One thing that gets left out is that Intel has slowly become one of the top compiler design companies in the world. Due to the Itanium's design, Intel required better compilers. Fortunately, this "trickled down", so to speak, to the x86 compilers. I believe that many veterans of places such as SGI, HP, and Digital ended up at Intel after they stopped making their own compilers and switched to Intel's. Every time you look at a SPEC benchmark where Intel houses the competition (of which there are many), they're using Intel compilers. Apple is now using them too (http://www.spec.org/cpu2006/results/res2006q3/cpu2006-20060513-00010.cfg).

Due to this, and esp. due to the fact that SGI, who uses the Intel Compilers themselves (http://www.spec.org/cpu2006/results/res2008q1/cpu2006-20070918-02096.cfg), and who has a lot of FPGA-based accelerators (http://www.sgi.com/products/rasc/) that are used with said Intel compilers (hey, its what SGI supplies these days!), has already done this, adding it to OS X should not be difficult.

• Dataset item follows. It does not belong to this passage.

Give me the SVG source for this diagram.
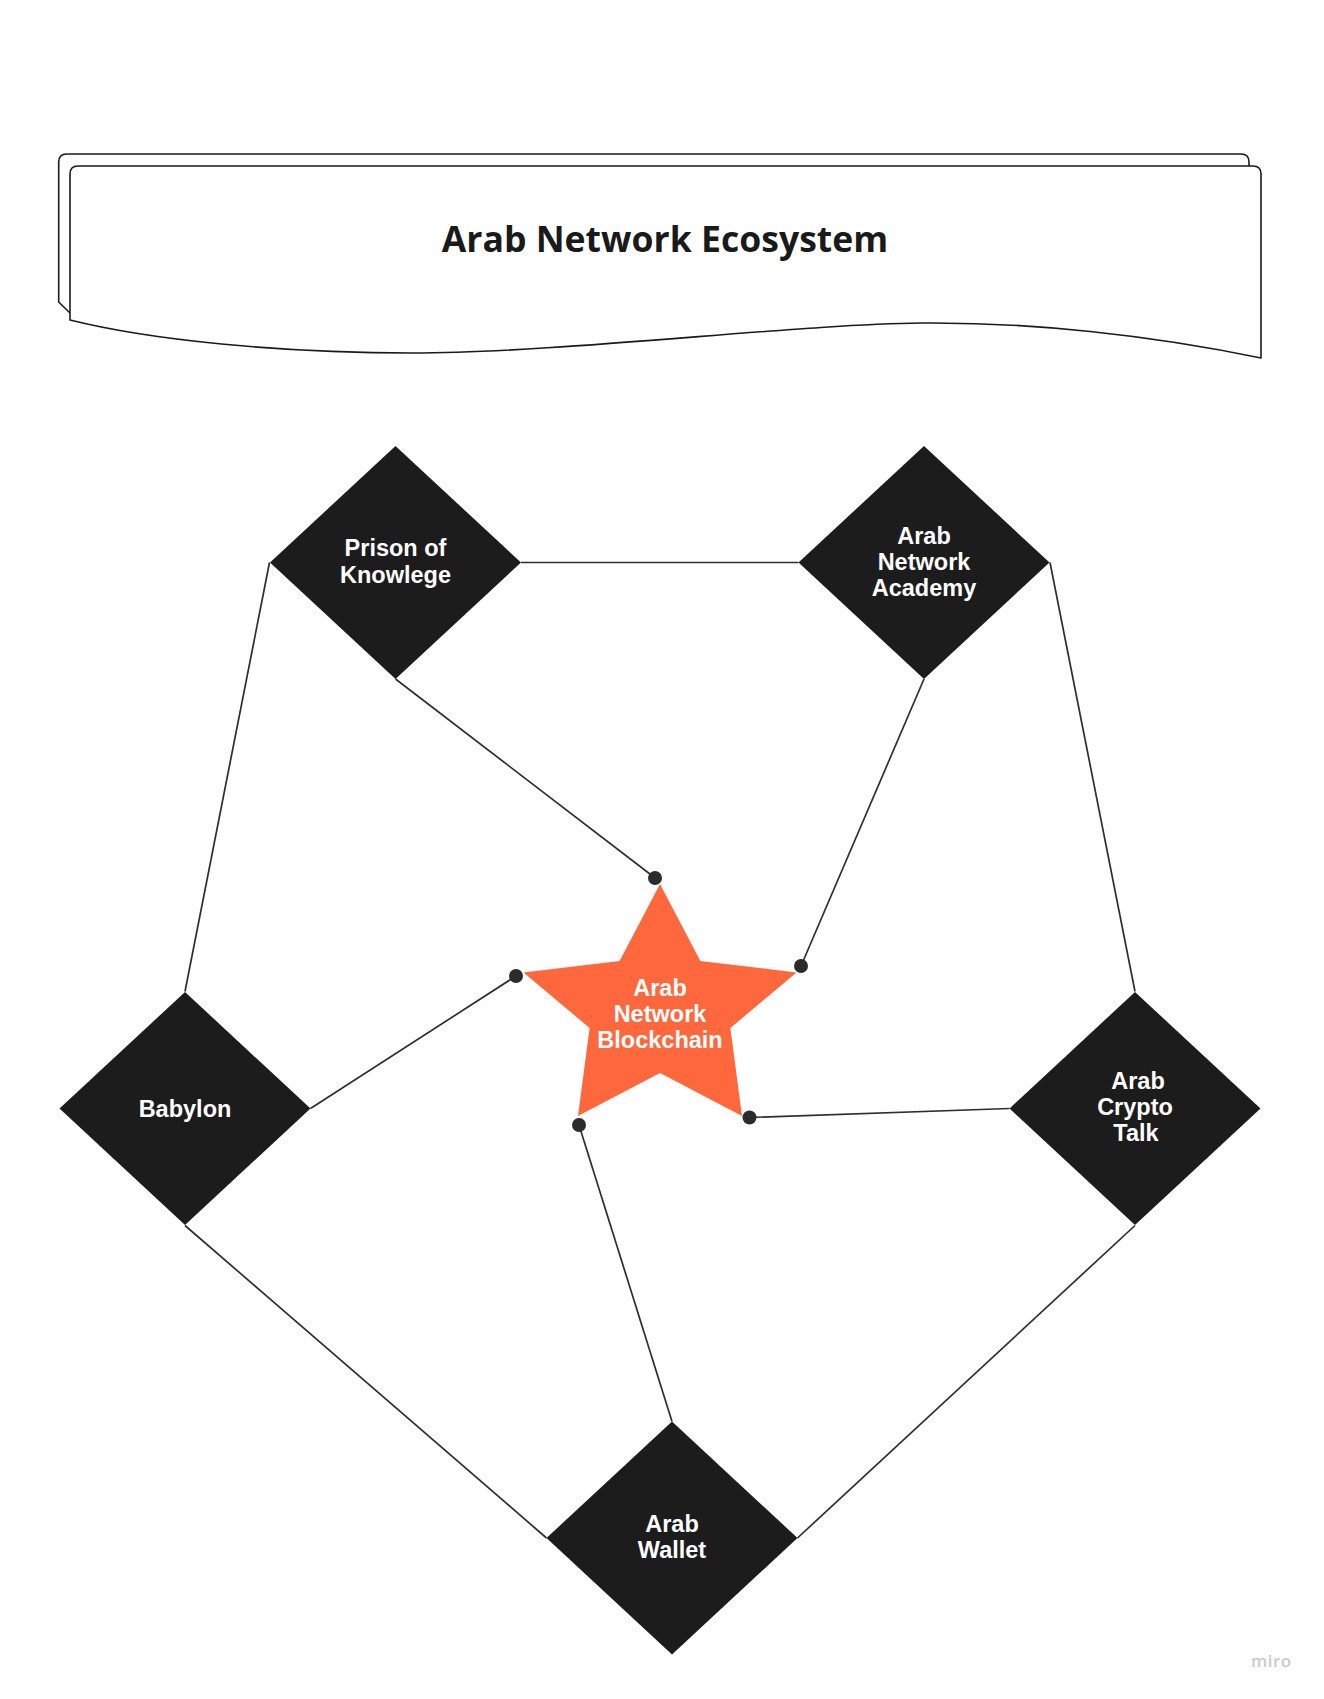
<svg xmlns="http://www.w3.org/2000/svg" xmlns:xlink="http://www.w3.org/1999/xlink" width="1324" height="1699" viewBox="0 0 1324 1699">
<style>
.card{fill:#ffffff;stroke:#1a1a1a;stroke-width:1.6;stroke-linejoin:round}
.title{font-family:"Open Sans","Noto Sans",sans-serif;font-weight:700;font-size:35.6px;fill:#1a1a1a;text-anchor:middle}
.dia{fill:#1c1c1c}
.lbl{font-family:"Liberation Sans",Arial,sans-serif;font-weight:700;font-size:23.5px;fill:#ffffff;text-anchor:middle}
.edge{stroke:#2e2e2e;stroke-width:1.7;fill:none}
.dot{fill:#2b2b2b}
.star{fill:#ff683d}
.miro{font-family:"Open Sans",sans-serif;font-weight:600;font-size:17px;fill:#c9c9d1;letter-spacing:0.5px}
</style>
<defs>
<path id="dia" d="M0,-116.5 L125.5,0 L0,116.5 L-125.5,0 Z"/>
</defs>
<rect width="1324" height="1699" fill="#ffffff"/>
<g id="title-card">
<path class="card" d="M70,313 L58.7,302 V162 Q58.7,154 66.7,154 H1241 Q1249,154 1249,162 V300 Z"/>
<path class="card" d="M70,320 V174 Q70,166 78,166 H1253 Q1261,166 1261,174 V358 C1150,335 1030,322 921,323 C800,324 560,353 412,353 C280,353 150,340 70,320 Z"/>
<text class="title" x="665" y="251.5">Arab Network Ecosystem</text>
</g>
<g id="connectors">
<line class="edge" x1="521" y1="562.5" x2="798.5" y2="562.5"/>
<line class="edge" x1="269.5" y1="562.5" x2="185" y2="991.5"/>
<line class="edge" x1="1050" y1="562.5" x2="1135" y2="991.5"/>
<line class="edge" x1="185" y1="1225.5" x2="546.5" y2="1538"/>
<line class="edge" x1="1135" y1="1225.5" x2="797.5" y2="1538"/>
<line class="edge" x1="395.5" y1="679" x2="654.5" y2="877.5"/>
<line class="edge" x1="924" y1="679" x2="801" y2="966"/>
<line class="edge" x1="310.5" y1="1108.5" x2="516" y2="976"/>
<line class="edge" x1="1009.5" y1="1108.5" x2="749.5" y2="1117.5"/>
<line class="edge" x1="672" y1="1421.5" x2="579" y2="1125"/>
</g>
<g id="node-blockchain">
<polygon class="star" points="660,884 700.4,961 796.5,972.5 730.4,1028 742,1116 660,1073 578,1116 589.6,1028 523.5,972.5 619.6,961"/>
<text class="lbl" x="660" y="996">Arab</text>
<text class="lbl" x="660" y="1022">Network</text>
<text class="lbl" x="660" y="1048">Blockchain</text>
</g>
<g id="dots">
<circle class="dot" cx="655" cy="878" r="7"/>
<circle class="dot" cx="801" cy="966" r="7"/>
<circle class="dot" cx="516" cy="976" r="7"/>
<circle class="dot" cx="749.5" cy="1117.5" r="7"/>
<circle class="dot" cx="579" cy="1125" r="7"/>
</g>
<g id="node-prison">
<use xlink:href="#dia" href="#dia" class="dia" x="395.5" y="562.5"/>
<text class="lbl" x="395.5" y="556">Prison of</text>
<text class="lbl" x="395.5" y="582.5">Knowlege</text>
</g>
<g id="node-academy">
<use xlink:href="#dia" href="#dia" class="dia" x="924" y="562.5"/>
<text class="lbl" x="924" y="543.5">Arab</text>
<text class="lbl" x="924" y="569.5">Network</text>
<text class="lbl" x="924" y="595.5">Academy</text>
</g>
<g id="node-babylon">
<use xlink:href="#dia" href="#dia" class="dia" x="185" y="1108.5"/>
<text class="lbl" x="185" y="1116.5">Babylon</text>
</g>
<g id="node-crypto">
<use xlink:href="#dia" href="#dia" class="dia" x="1135" y="1108.5"/>
<text class="lbl" x="1138" y="1088.5">Arab</text>
<text class="lbl" x="1135" y="1114.5">Crypto</text>
<text class="lbl" x="1136" y="1140.5">Talk</text>
</g>
<g id="node-wallet">
<use xlink:href="#dia" href="#dia" class="dia" x="672" y="1538"/>
<text class="lbl" x="672" y="1531.5">Arab</text>
<text class="lbl" x="672" y="1557.5">Wallet</text>
</g>
<text class="miro" x="1251" y="1667">miro</text>
</svg>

I think that the major reason for the switch to Intel on Snow Leopard is that Apple may have switched compilers internally to icc as opposed to gcc. This means that they're optimizing for Intel. This doesn't preclude the use of supporting chips with different instruction sets. As a matter of fact, due to the work they've done with SGI, it enhances it :).

It just means that Apple can package up what Intel has already worked on, add a decent API to it so developers can be empowered to use such devices just by virtue of them having a decent OS-level driver API, and let Intel's compilers and Apple's APIs take care of the heavy lifting.

Grand Central isn't anything 100% new. It's the first time its appeared in a consumer-level OS, however.

Apple is also infamous for maintaining their own Java port (as opposed to paying Sun Professional Services insane amounts of money to port it), and their own version of the Nvidia and ATI graphics drivers.

Something tells me that the next 64-bit APIs from Apple are going to include the ability to target GPU acceleration for vector math by linking to their libraries, and also will include the same types of acceleration for video, audio, and even basic I/O.

Intel also has a ton of ARM compiler experience as well.

I like the new iPhone, but I think PA Semi is going to make it 64-bit in later iterations :).

This is the start of a wonderful thing.

Anonymous said...

Amazingly Zippy is pretty catchy, they should buy that domain and market the iphone through it!